[START]

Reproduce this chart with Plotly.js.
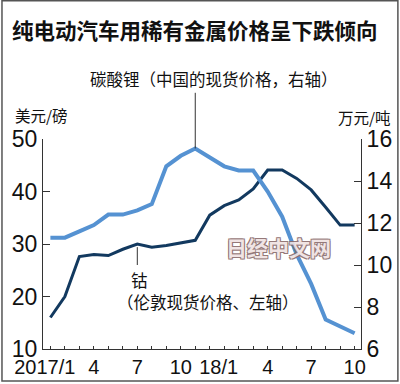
<!DOCTYPE html>
<html>
<head>
<meta charset="utf-8">
<script src="https://cdn.plot.ly/plotly-3.0.1.min.js"></script>
<style>
html,body{margin:0;padding:0;background:#fff;}
#chart{width:400px;height:384px;}
</style>
</head>
<body>
<div id="chart"></div>
<script>
// Months from 2017/1 to 2018/10
const months = ["2017/1","2017/2","2017/3","2017/4","2017/5","2017/6","2017/7","2017/8","2017/9","2017/10","2017/11","2017/12",
                "2018/1","2018/2","2018/3","2018/4","2018/5","2018/6","2018/7","2018/8","2018/9","2018/10"];
const NB = "\u00a0";
const tickLabels = ["2017/1" + NB + NB,"","","4","","","7","","","10","","","18/1" + NB + NB,"","","4","","","7","","","10"];
// Cobalt, London spot price, USD per pound (left axis)
const cobalt = [16.0,20.0,27.6,28.0,27.8,29.0,30.0,29.4,29.7,30.2,30.7,35.5,37.3,38.4,40.5,44.1,44.1,42.5,40.3,37.0,33.6,33.6];
// Lithium carbonate, China spot price, 10k CNY per ton (right axis)
const lithium = [11.3,11.3,11.6,11.9,12.4,12.4,12.6,12.9,14.7,15.2,15.55,15.1,14.7,14.5,14.5,13.5,12.3,10.5,9.1,7.4,7.1,6.75];

const titleText = "纯电动汽车用稀有金属价格呈下跌倾向";
const lithiumLabel = "碳酸锂（中国的现货价格，右轴）";
const cobaltLabel1 = "钴";
const cobaltLabel2 = "（伦敦现货价格、左轴）";
const leftUnit = "美元/磅";
const rightUnit = "万元/吨";
const watermark = "日经中文网";

const leftRange = [10, 50];
const rightRange = [6, 16];
const lithPeakIdx = 10;
const cobaltMarkIdx = 6;

const cjk = "Noto Sans CJK SC, sans-serif";
const num = "Liberation Sans, Arial, sans-serif";

const traces = [
  {x: months, y: lithium, type: 'scatter', mode: 'lines', yaxis: 'y2',
   line: {color: '#5592d2', width: 4}, hoverinfo: 'skip'},
  {x: months, y: cobalt, type: 'scatter', mode: 'lines', yaxis: 'y',
   line: {color: '#12395f', width: 3}, hoverinfo: 'skip'}
];

const pY2 = v => (v - rightRange[0]) / (rightRange[1] - rightRange[0]);
const pY1 = v => (v - leftRange[0]) / (leftRange[1] - leftRange[0]);

const layout = {
  width: 400, height: 384,
  margin: {l: 43, r: 39, t: 139, b: 35},
  paper_bgcolor: '#ffffff', plot_bgcolor: '#ffffff',
  showlegend: false,
  title: {text: titleText, font: {family: cjk, size: 21.5, color: '#111', weight: 'bold'},
          xref: 'container', yref: 'container', x: 0.03, xanchor: 'left', y: 0.918, yanchor: 'middle'},
  xaxis: {type: 'category', range: [-0.51, 21.44], tickvals: months, ticktext: tickLabels,
          ticks: 'inside', ticklen: 3, tickcolor: '#333', tickwidth: 1,
          showline: true, linecolor: '#333', linewidth: 1, showgrid: false, zeroline: false,
          tickfont: {family: num, size: 20, color: '#111'}, tickangle: 0},
  yaxis: {range: leftRange, tickvals: [10,20,30,40,50], ticks: 'inside', ticklen: 7, tickcolor: '#333',
          showline: true, linecolor: '#333', linewidth: 1, showgrid: false, zeroline: false,
          tickfont: {family: num, size: 23, color: '#111'}},
  yaxis2: {range: rightRange, tickvals: [6,8,10,12,14,16], overlaying: 'y', side: 'right',
           ticks: 'inside', ticklen: 7, tickcolor: '#333',
           showline: true, linecolor: '#333', linewidth: 1, showgrid: false, zeroline: false,
           tickfont: {family: num, size: 23, color: '#111'}},
  shapes: [
    {type: 'rect', xref: 'paper', yref: 'paper', x0: -0.129, x1: 1.116, y0: -0.152, y1: 1.658,
     line: {color: '#555', width: 1.5}},
    {type: 'line', xref: 'x', yref: 'paper', x0: months[lithPeakIdx], x1: months[lithPeakIdx],
     y0: pY2(lithium[lithPeakIdx]), y1: 1.22, line: {color: '#333', width: 1}},
    {type: 'line', xref: 'x', yref: 'paper', x0: months[cobaltMarkIdx], x1: months[cobaltMarkIdx],
     y0: 0.40, y1: pY1(cobalt[cobaltMarkIdx]) - 0.015, line: {color: '#333', width: 1}}
  ],
  annotations: [
    {text: lithiumLabel, xref: 'paper', yref: 'paper', x: 0.537, y: 1.286, showarrow: false,
     xanchor: 'center', yanchor: 'middle', font: {family: cjk, size: 16.5, color: '#111'}},
    {text: cobaltLabel1, xref: 'paper', yref: 'paper', x: 0.305, y: 0.329, showarrow: false,
     xanchor: 'center', yanchor: 'middle', font: {family: cjk, size: 16.5, color: '#111'}},
    {text: cobaltLabel2, xref: 'paper', yref: 'paper', x: 0.519, y: 0.224, showarrow: false,
     xanchor: 'center', yanchor: 'middle', font: {family: cjk, size: 16.5, color: '#111'}},
    {text: leftUnit, xref: 'paper', yref: 'paper', x: -0.094, y: 1.115, showarrow: false,
     xanchor: 'left', yanchor: 'middle', font: {family: cjk, size: 15.5, color: '#111'}},
    {text: rightUnit, xref: 'paper', yref: 'paper', x: 1.10, y: 1.105, showarrow: false,
     xanchor: 'right', yanchor: 'middle', font: {family: cjk, size: 15.5, color: '#111'}},
    {text: watermark, xref: 'paper', yref: 'paper', x: 0.739, y: 0.486, showarrow: false,
     xanchor: 'center', yanchor: 'middle', opacity: 0.9,
     font: {family: cjk, size: 21, color: '#efe2e2', weight: 'bold',
            shadow: '1px 1px 0 #8a6b6b, -1px -1px 0 #8a6b6b, 1px -1px 0 #8a6b6b, -1px 1px 0 #8a6b6b'}}
  ]
};

Plotly.newPlot('chart', traces, layout, {staticPlot: true, displayModeBar: false});
</script>
</body>
</html>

[END]

Short exercise: Repeat the material exactly as it reads, without any of its pictures.

Task output:
Reproduce this chart with Plotly.js.
<!DOCTYPE html>
<html>
<head>
<meta charset="utf-8">
<script src="https://cdn.plot.ly/plotly-3.0.1.min.js"></script>
<style>
html,body{margin:0;padding:0;background:#fff;}
#chart{width:400px;height:384px;}
</style>
</head>
<body>
<div id="chart"></div>
<script>
// Months from 2017/1 to 2018/10
const months = ["2017/1","2017/2","2017/3","2017/4","2017/5","2017/6","2017/7","2017/8","2017/9","2017/10","2017/11","2017/12",
                "2018/1","2018/2","2018/3","2018/4","2018/5","2018/6","2018/7","2018/8","2018/9","2018/10"];
const NB = "\u00a0";
const tickLabels = ["2017/1" + NB + NB,"","","4","","","7","","","10","","","18/1" + NB + NB,"","","4","","","7","","","10"];
// Cobalt, London spot price, USD per pound (left axis)
const cobalt = [16.0,20.0,27.6,28.0,27.8,29.0,30.0,29.4,29.7,30.2,30.7,35.5,37.3,38.4,40.5,44.1,44.1,42.5,40.3,37.0,33.6,33.6];
// Lithium carbonate, China spot price, 10k CNY per ton (right axis)
const lithium = [11.3,11.3,11.6,11.9,12.4,12.4,12.6,12.9,14.7,15.2,15.55,15.1,14.7,14.5,14.5,13.5,12.3,10.5,9.1,7.4,7.1,6.75];

const titleText = "纯电动汽车用稀有金属价格呈下跌倾向";
const lithiumLabel = "碳酸锂（中国的现货价格，右轴）";
const cobaltLabel1 = "钴";
const cobaltLabel2 = "（伦敦现货价格、左轴）";
const leftUnit = "美元/磅";
const rightUnit = "万元/吨";
const watermark = "日经中文网";

const leftRange = [10, 50];
const rightRange = [6, 16];
const lithPeakIdx = 10;
const cobaltMarkIdx = 6;

const cjk = "Noto Sans CJK SC, sans-serif";
const num = "Liberation Sans, Arial, sans-serif";

const traces = [
  {x: months, y: lithium, type: 'scatter', mode: 'lines', yaxis: 'y2',
   line: {color: '#5592d2', width: 4}, hoverinfo: 'skip'},
  {x: months, y: cobalt, type: 'scatter', mode: 'lines', yaxis: 'y',
   line: {color: '#12395f', width: 3}, hoverinfo: 'skip'}
];

const pY2 = v => (v - rightRange[0]) / (rightRange[1] - rightRange[0]);
const pY1 = v => (v - leftRange[0]) / (leftRange[1] - leftRange[0]);

const layout = {
  width: 400, height: 384,
  margin: {l: 43, r: 39, t: 139, b: 35},
  paper_bgcolor: '#ffffff', plot_bgcolor: '#ffffff',
  showlegend: false,
  title: {text: titleText, font: {family: cjk, size: 21.5, color: '#111', weight: 'bold'},
          xref: 'container', yref: 'container', x: 0.03, xanchor: 'left', y: 0.918, yanchor: 'middle'},
  xaxis: {type: 'category', range: [-0.51, 21.44], tickvals: months, ticktext: tickLabels,
          ticks: 'inside', ticklen: 3, tickcolor: '#333', tickwidth: 1,
          showline: true, linecolor: '#333', linewidth: 1, showgrid: false, zeroline: false,
          tickfont: {family: num, size: 20, color: '#111'}, tickangle: 0},
  yaxis: {range: leftRange, tickvals: [10,20,30,40,50], ticks: 'inside', ticklen: 7, tickcolor: '#333',
          showline: true, linecolor: '#333', linewidth: 1, showgrid: false, zeroline: false,
          tickfont: {family: num, size: 23, color: '#111'}},
  yaxis2: {range: rightRange, tickvals: [6,8,10,12,14,16], overlaying: 'y', side: 'right',
           ticks: 'inside', ticklen: 7, tickcolor: '#333',
           showline: true, linecolor: '#333', linewidth: 1, showgrid: false, zeroline: false,
           tickfont: {family: num, size: 23, color: '#111'}},
  shapes: [
    {type: 'rect', xref: 'paper', yref: 'paper', x0: -0.129, x1: 1.116, y0: -0.152, y1: 1.658,
     line: {color: '#555', width: 1.5}},
    {type: 'line', xref: 'x', yref: 'paper', x0: months[lithPeakIdx], x1: months[lithPeakIdx],
     y0: pY2(lithium[lithPeakIdx]), y1: 1.22, line: {color: '#333', width: 1}},
    {type: 'line', xref: 'x', yref: 'paper', x0: months[cobaltMarkIdx], x1: months[cobaltMarkIdx],
     y0: 0.40, y1: pY1(cobalt[cobaltMarkIdx]) - 0.015, line: {color: '#333', width: 1}}
  ],
  annotations: [
    {text: lithiumLabel, xref: 'paper', yref: 'paper', x: 0.537, y: 1.286, showarrow: false,
     xanchor: 'center', yanchor: 'middle', font: {family: cjk, size: 16.5, color: '#111'}},
    {text: cobaltLabel1, xref: 'paper', yref: 'paper', x: 0.305, y: 0.329, showarrow: false,
     xanchor: 'center', yanchor: 'middle', font: {family: cjk, size: 16.5, color: '#111'}},
    {text: cobaltLabel2, xref: 'paper', yref: 'paper', x: 0.519, y: 0.224, showarrow: false,
     xanchor: 'center', yanchor: 'middle', font: {family: cjk, size: 16.5, color: '#111'}},
    {text: leftUnit, xref: 'paper', yref: 'paper', x: -0.094, y: 1.115, showarrow: false,
     xanchor: 'left', yanchor: 'middle', font: {family: cjk, size: 15.5, color: '#111'}},
    {text: rightUnit, xref: 'paper', yref: 'paper', x: 1.10, y: 1.105, showarrow: false,
     xanchor: 'right', yanchor: 'middle', font: {family: cjk, size: 15.5, color: '#111'}},
    {text: watermark, xref: 'paper', yref: 'paper', x: 0.739, y: 0.486, showarrow: false,
     xanchor: 'center', yanchor: 'middle', opacity: 0.9,
     font: {family: cjk, size: 21, color: '#efe2e2', weight: 'bold',
            shadow: '1px 1px 0 #8a6b6b, -1px -1px 0 #8a6b6b, 1px -1px 0 #8a6b6b, -1px 1px 0 #8a6b6b'}}
  ]
};

Plotly.newPlot('chart', traces, layout, {staticPlot: true, displayModeBar: false});
</script>
</body>
</html>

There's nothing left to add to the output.